> **Given task**
Print exactly the lines running from the one that holds "Convert this chart to matplotlib code." through the one that holds "0.131, 0.128, 0.098]", please, and leave the pictures out.

[Code that draws figures]
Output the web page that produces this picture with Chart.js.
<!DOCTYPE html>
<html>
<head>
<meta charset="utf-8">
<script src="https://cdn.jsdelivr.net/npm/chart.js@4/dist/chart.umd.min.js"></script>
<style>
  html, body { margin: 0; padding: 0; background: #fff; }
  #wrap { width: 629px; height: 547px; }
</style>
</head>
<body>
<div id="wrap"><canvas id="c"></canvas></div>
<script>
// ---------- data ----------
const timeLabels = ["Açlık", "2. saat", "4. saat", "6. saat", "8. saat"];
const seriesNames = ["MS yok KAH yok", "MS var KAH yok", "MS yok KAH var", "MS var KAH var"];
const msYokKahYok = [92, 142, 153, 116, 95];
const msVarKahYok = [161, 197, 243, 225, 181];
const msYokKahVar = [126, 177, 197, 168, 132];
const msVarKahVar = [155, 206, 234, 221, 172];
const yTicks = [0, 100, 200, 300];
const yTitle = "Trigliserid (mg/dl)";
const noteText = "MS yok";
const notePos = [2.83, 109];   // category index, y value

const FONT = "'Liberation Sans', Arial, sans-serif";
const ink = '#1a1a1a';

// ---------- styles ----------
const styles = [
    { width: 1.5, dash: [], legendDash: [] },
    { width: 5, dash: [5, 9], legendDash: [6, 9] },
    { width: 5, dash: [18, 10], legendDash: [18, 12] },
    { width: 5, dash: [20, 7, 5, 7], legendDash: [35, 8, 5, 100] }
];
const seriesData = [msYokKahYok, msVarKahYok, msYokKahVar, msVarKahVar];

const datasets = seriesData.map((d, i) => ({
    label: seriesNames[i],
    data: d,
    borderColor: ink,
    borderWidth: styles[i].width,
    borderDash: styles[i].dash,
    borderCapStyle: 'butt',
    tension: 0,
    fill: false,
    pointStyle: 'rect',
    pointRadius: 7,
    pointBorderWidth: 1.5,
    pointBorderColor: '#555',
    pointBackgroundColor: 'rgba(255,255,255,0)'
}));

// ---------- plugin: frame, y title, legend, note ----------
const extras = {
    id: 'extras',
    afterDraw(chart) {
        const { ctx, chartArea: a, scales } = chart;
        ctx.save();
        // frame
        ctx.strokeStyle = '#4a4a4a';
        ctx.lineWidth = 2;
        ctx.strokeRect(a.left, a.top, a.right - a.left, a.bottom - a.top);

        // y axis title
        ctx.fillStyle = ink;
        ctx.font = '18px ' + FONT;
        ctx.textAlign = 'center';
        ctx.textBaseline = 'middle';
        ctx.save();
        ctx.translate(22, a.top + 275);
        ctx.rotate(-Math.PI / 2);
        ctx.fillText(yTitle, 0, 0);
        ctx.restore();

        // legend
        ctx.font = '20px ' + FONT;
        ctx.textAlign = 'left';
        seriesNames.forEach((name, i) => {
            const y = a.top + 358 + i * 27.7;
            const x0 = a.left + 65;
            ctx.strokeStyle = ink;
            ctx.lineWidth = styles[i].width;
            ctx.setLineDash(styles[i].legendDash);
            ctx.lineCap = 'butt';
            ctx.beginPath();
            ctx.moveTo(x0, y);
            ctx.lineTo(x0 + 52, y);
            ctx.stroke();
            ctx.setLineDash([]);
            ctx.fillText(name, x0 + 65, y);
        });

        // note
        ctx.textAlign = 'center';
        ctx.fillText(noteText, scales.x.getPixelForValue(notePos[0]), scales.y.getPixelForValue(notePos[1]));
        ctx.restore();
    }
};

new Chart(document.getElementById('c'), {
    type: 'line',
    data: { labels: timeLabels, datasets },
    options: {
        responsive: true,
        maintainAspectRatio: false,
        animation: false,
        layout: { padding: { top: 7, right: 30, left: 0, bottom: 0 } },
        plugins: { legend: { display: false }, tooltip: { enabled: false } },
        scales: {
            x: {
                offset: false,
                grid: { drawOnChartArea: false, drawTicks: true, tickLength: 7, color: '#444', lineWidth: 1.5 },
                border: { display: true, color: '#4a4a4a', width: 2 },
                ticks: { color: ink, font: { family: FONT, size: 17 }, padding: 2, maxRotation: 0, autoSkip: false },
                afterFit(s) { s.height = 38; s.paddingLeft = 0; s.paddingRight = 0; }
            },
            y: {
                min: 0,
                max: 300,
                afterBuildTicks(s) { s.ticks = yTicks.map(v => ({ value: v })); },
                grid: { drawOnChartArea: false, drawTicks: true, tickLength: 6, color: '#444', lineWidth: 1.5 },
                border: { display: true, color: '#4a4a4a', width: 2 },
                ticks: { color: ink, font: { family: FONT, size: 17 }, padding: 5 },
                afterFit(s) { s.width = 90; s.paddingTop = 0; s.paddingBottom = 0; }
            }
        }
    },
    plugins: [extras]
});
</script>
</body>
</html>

==

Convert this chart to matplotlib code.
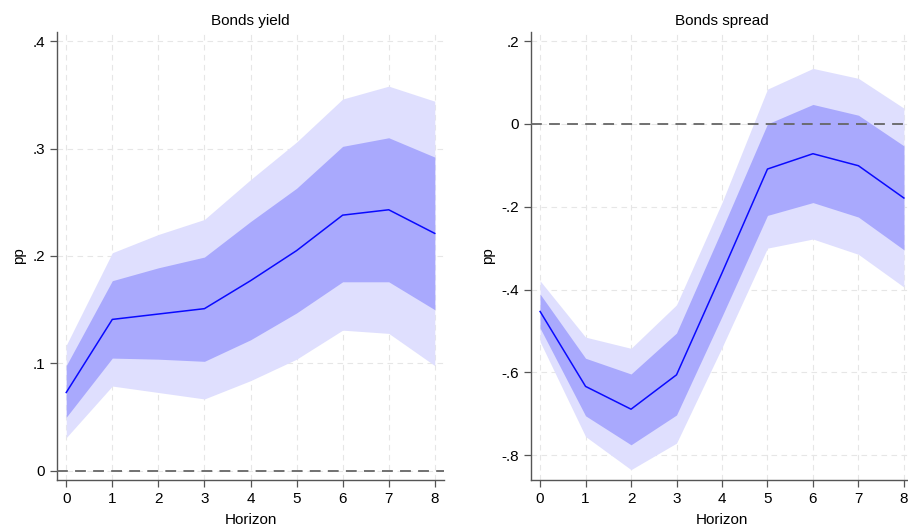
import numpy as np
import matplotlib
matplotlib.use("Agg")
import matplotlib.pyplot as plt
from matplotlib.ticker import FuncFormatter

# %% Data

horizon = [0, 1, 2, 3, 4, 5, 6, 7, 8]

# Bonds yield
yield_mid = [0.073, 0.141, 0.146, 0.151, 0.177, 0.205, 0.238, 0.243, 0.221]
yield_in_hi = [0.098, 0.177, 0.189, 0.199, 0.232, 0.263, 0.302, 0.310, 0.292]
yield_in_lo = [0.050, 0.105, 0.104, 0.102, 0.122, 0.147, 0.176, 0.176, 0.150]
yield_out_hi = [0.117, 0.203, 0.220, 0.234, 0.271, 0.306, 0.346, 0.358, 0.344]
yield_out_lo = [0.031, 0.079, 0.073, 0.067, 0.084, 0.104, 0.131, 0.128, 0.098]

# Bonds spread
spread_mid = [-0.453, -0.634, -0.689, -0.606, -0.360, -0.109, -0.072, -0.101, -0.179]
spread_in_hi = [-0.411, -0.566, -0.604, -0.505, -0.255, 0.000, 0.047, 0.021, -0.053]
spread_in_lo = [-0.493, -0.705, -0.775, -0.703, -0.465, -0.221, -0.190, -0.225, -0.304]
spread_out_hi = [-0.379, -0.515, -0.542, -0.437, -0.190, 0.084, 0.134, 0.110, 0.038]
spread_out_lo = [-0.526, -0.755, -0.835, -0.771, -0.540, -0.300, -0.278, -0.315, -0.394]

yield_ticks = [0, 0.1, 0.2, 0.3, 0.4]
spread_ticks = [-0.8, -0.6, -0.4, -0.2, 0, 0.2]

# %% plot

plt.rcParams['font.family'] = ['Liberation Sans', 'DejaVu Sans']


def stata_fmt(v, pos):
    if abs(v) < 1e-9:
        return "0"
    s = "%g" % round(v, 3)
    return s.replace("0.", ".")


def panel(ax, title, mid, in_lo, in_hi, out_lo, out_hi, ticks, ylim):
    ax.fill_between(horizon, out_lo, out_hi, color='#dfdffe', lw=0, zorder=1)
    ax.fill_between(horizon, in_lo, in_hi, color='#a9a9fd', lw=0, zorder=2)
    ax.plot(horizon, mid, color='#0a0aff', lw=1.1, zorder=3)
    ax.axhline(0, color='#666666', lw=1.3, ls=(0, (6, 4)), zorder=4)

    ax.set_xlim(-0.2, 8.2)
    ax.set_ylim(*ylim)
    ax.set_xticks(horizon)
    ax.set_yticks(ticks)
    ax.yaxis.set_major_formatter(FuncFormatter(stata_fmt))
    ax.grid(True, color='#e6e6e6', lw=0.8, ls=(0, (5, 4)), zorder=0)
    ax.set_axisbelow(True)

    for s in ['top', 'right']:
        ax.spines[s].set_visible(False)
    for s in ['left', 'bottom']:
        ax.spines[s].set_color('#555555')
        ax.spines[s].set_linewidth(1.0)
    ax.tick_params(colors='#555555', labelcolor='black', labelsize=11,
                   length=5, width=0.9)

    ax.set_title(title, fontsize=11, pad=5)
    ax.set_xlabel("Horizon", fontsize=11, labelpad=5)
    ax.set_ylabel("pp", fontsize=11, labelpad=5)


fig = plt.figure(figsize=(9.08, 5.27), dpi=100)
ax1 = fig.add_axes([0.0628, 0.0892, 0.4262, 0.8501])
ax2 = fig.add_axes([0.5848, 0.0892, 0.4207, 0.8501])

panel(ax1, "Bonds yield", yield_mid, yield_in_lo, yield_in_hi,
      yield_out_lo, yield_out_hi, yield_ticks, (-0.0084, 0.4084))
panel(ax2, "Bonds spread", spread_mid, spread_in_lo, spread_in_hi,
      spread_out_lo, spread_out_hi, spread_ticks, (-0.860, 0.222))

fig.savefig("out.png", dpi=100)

> **Written solution**
Convert this chart to matplotlib code.
import numpy as np
import matplotlib
matplotlib.use("Agg")
import matplotlib.pyplot as plt
from matplotlib.ticker import FuncFormatter

# %% Data

horizon = [0, 1, 2, 3, 4, 5, 6, 7, 8]

# Bonds yield
yield_mid = [0.073, 0.141, 0.146, 0.151, 0.177, 0.205, 0.238, 0.243, 0.221]
yield_in_hi = [0.098, 0.177, 0.189, 0.199, 0.232, 0.263, 0.302, 0.310, 0.292]
yield_in_lo = [0.050, 0.105, 0.104, 0.102, 0.122, 0.147, 0.176, 0.176, 0.150]
yield_out_hi = [0.117, 0.203, 0.220, 0.234, 0.271, 0.306, 0.346, 0.358, 0.344]
yield_out_lo = [0.031, 0.079, 0.073, 0.067, 0.084, 0.104, 0.131, 0.128, 0.098]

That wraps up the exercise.